Les experts ont rendu leur rapport d’évaluation du projet pilote «Alpha – zesumme wuessen». Tous les signaux sont au vert pour son extension.
Les études menées sur le système scolaire au Luxembourg pointent toutes du doigt une inégalité de taille. Les élèves qui ne parlent ni luxembourgeois ni allemand à la maison ont, dès le début, un parcours scolaire plus compliqué et des résultats moins bons, l’apprentissage de la lecture, entre autres, se faisant dans la langue de Goethe. Or ces élèves représentent tout de même deux tiers des effectifs.
Pour tenter de pallier cette inégalité, le ministère de l’Éducation nationale a lancé en 2022 le projet «Alpha – zesumme wuessen» dans quatre écoles pilotes à Differdange, Dudelange, Larochette et Schifflange. L’idée : les familles choisissent la langue d’alphabétisation de leur enfant, entre l’allemand et le français, dès les premières années de la scolarité. Ainsi, dans ces classes pilotes, les élèves apprennent à lire, écrire et calculer dans la langue qu’eux et leur famille comprennent le mieux. Les autres cours sont assurés en luxembourgeois.
Ce projet est, depuis son lancement, examiné sous toutes les coutures. Vendredi, le ministre de l’Éducation nationale a présenté les derniers résultats des évaluations, qui ont croisé à la fois données scientifiques de l’Uni, du Script, du Lucet, du Conseil scientifique et retours du terrain. Elles dressent un constat globalement positif.
«Ce qu’on remarque, c’est que tous les élèves savent lire à la fin du cycle 2. Et ça, c’est une différence», résume Luc Weis, le directeur du Script. Les enseignants témoignent d’une plus grande motivation des élèves, d’une participation accrue en classe et d’un engagement parental renforcé. L’école, soudain, parle une langue plus proche du foyer. Autre crainte qui n’a finalement pas lieu d’être : le projet Alpha ne segmente pas les élèves. Tous évoluent dans le même groupe classe, indépendamment de leur langue d’alphabétisation. Une organisation qui, selon les rapports d’évaluation, renforce la cohésion sociale et évite l’effet de stigmatisation.
Avant-projet approuvé
La langue luxembourgeoise joue ici un rôle pivot. Elle reste la langue véhiculaire dans de nombreuses interactions scolaires, servant de pont entre les groupes. Et chose surprenante, «les enfants se sentent plus à l’aise et parlent beaucoup plus en luxembourgeois que dans les autres classes», se réjouit Luc Weis. «On est en train de changer les paradigmes de l’éducation fondamentale. Ce n’est plus seulement une question de langue d’alphabétisation, mais une autre manière de penser la classe», insiste-t-il.

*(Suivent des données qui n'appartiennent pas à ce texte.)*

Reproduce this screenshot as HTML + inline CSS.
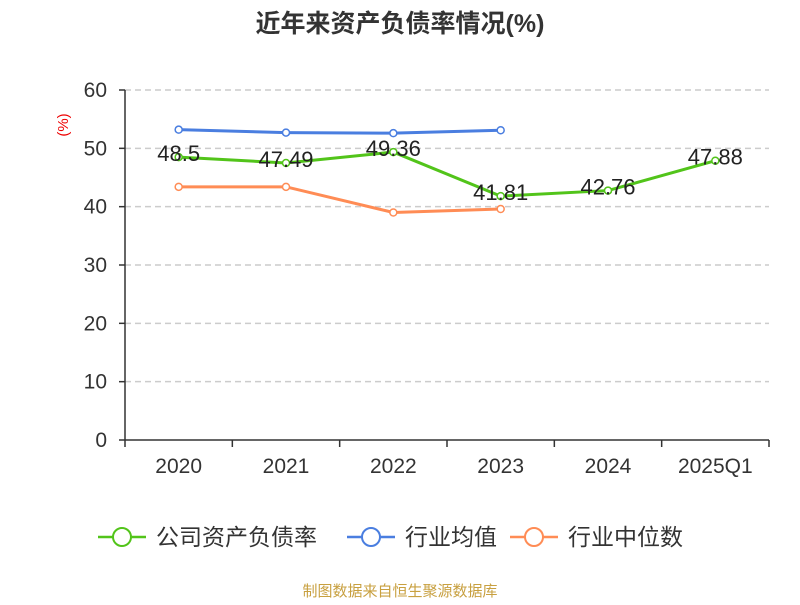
<!DOCTYPE html>
<html><head><meta charset="utf-8"><style>
body{margin:0;background:#fff;font-family:"Liberation Sans","Noto Sans CJK SC",sans-serif;}
</style></head><body>
<svg width="800" height="600" xmlns="http://www.w3.org/2000/svg" font-family="Liberation Sans, Noto Sans CJK SC, sans-serif">
<text x="400" y="32" text-anchor="middle" font-size="25" font-weight="bold" fill="#333">近年来资产负债率情况(%)</text>
<text transform="translate(68,125) rotate(-90)" text-anchor="middle" font-size="15" fill="#e00">(%)</text>
<g id="grid"></g><g id="axes"></g><g id="series"></g>
<g>
<g><line x1="98" y1="537" x2="146" y2="537" stroke="#52c41a" stroke-width="2.5"/><circle cx="122" cy="537" r="9" fill="#fff" stroke="#52c41a" stroke-width="2"/><text x="156" y="545" font-size="23" fill="#333">公司资产负债率</text></g>
<g><line x1="347" y1="537" x2="395" y2="537" stroke="#4a7ee0" stroke-width="2.5"/><circle cx="371" cy="537" r="9" fill="#fff" stroke="#4a7ee0" stroke-width="2"/><text x="405" y="545" font-size="23" fill="#333">行业均值</text></g>
<g><line x1="510" y1="537" x2="558" y2="537" stroke="#ff8c55" stroke-width="2.5"/><circle cx="534" cy="537" r="9" fill="#fff" stroke="#ff8c55" stroke-width="2"/><text x="568" y="545" font-size="23" fill="#333">行业中位数</text></g>
</g>
<text x="400" y="596" text-anchor="middle" font-size="15" fill="#c8a040">制图数据来自恒生聚源数据库</text>
</svg>
<script>
const categories=["2020","2021","2022","2023","2024","2025Q1"];
const companyValues=[48.5,47.49,49.36,41.81,42.76,47.88];
const avgValues=[53.2,52.7,52.6,53.1,null,null];
const medianValues=[43.4,43.4,39.0,39.6,null,null];
const yTicks=[0,10,20,30,40,50,60];
const NS="http://www.w3.org/2000/svg";
const L=125,R=769,T=90,B=440,yMax=60;
const band=(R-L)/categories.length;
const xs=i=>L+band*(i+0.5);
const ys=v=>B-(v/yMax)*(B-T);
function mk(tag,attrs,parent,text){const e=document.createElementNS(NS,tag);for(const k in attrs)e.setAttribute(k,attrs[k]);if(text!=null)e.textContent=text;parent.appendChild(e);return e;}
const grid=document.getElementById('grid'),axes=document.getElementById('axes'),ser=document.getElementById('series');
yTicks.forEach(t=>{
 if(t>0){const g=mk('line',{x1:L,x2:R,y1:ys(t),y2:ys(t),stroke:'#ccc','stroke-dasharray':'6,4','stroke-width':1.5},grid);
 
 }
 const tk=mk('line',{x1:L-6,x2:L,y1:ys(t),y2:ys(t),stroke:'#333','stroke-width':1.5},axes);
 
 
 const tl=mk('text',{x:L-18,y:ys(t)+7,'text-anchor':'end','font-size':21,fill:'#333'},axes,String(t));
 
 
});
const ya=mk('line',{x1:L,x2:L,y1:T,y2:B,stroke:'#333','stroke-width':1.5},axes);


const xa=mk('line',{x1:L,x2:R,y1:B,y2:B,stroke:'#333','stroke-width':1.5},axes);


for(let i=0;i<=categories.length;i++){const t=mk('line',{x1:L+band*i,x2:L+band*i,y1:B,y2:B+7,stroke:'#333','stroke-width':1.5},axes);
 
 }
categories.forEach((c,i)=>{const t=mk('text',{x:xs(i),y:B+33,'text-anchor':'middle','font-size':21,fill:'#333'},axes,c);
 
 });
function series(vals,color,name,labels){
 const pts=vals.map((v,i)=>v==null?null:[xs(i),ys(v)]).filter(p=>p);
 const pl=mk('polyline',{points:pts.map(p=>p.join(',')).join(' '),fill:'none',stroke:color,'stroke-width':3},ser);
 
 
 vals.forEach((v,i)=>{if(v==null)return;
  const c=mk('circle',{cx:xs(i),cy:ys(v),r:3.5,fill:'#fff',stroke:color,'stroke-width':1.5},ser);
  
  
  if(labels){const t=mk('text',{x:xs(i),y:ys(v)+4,'text-anchor':'middle','font-size':22,fill:'#222'},ser,String(v));
   
   }
 });
}
series(avgValues,'#4a7ee0','industry-avg',false);
series(medianValues,'#ff8c55','industry-median',false);
series(companyValues,'#52c41a','company',true);
</script>
</body></html>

Vendredi, le gouvernement a approuvé un avant-projet de loi qui prévoit la généralisation d’«Alpha – zesumme wuessen» dans toutes les écoles du pays au cycle 1.2 en 2026, puis progressivement dans les autres cycles, année après année. Un guide de mise en œuvre d’une centaine de pages est en cours de diffusion auprès des écoles et communes. Il doit aider à répondre aux nombreuses questions soulevées : qui choisit la langue ? Peut-on en changer en cours de route ? Quelles ressources seront disponibles ?
Luc Weis se veut confiant, mais prudent. «Il faut faire attention à ce que tout le monde comprenne le projet. Certains croient qu’on va imposer le français à tous. Ce n’est pas le cas. L’allemand reste une option forte, mais il ne peut plus être la seule.»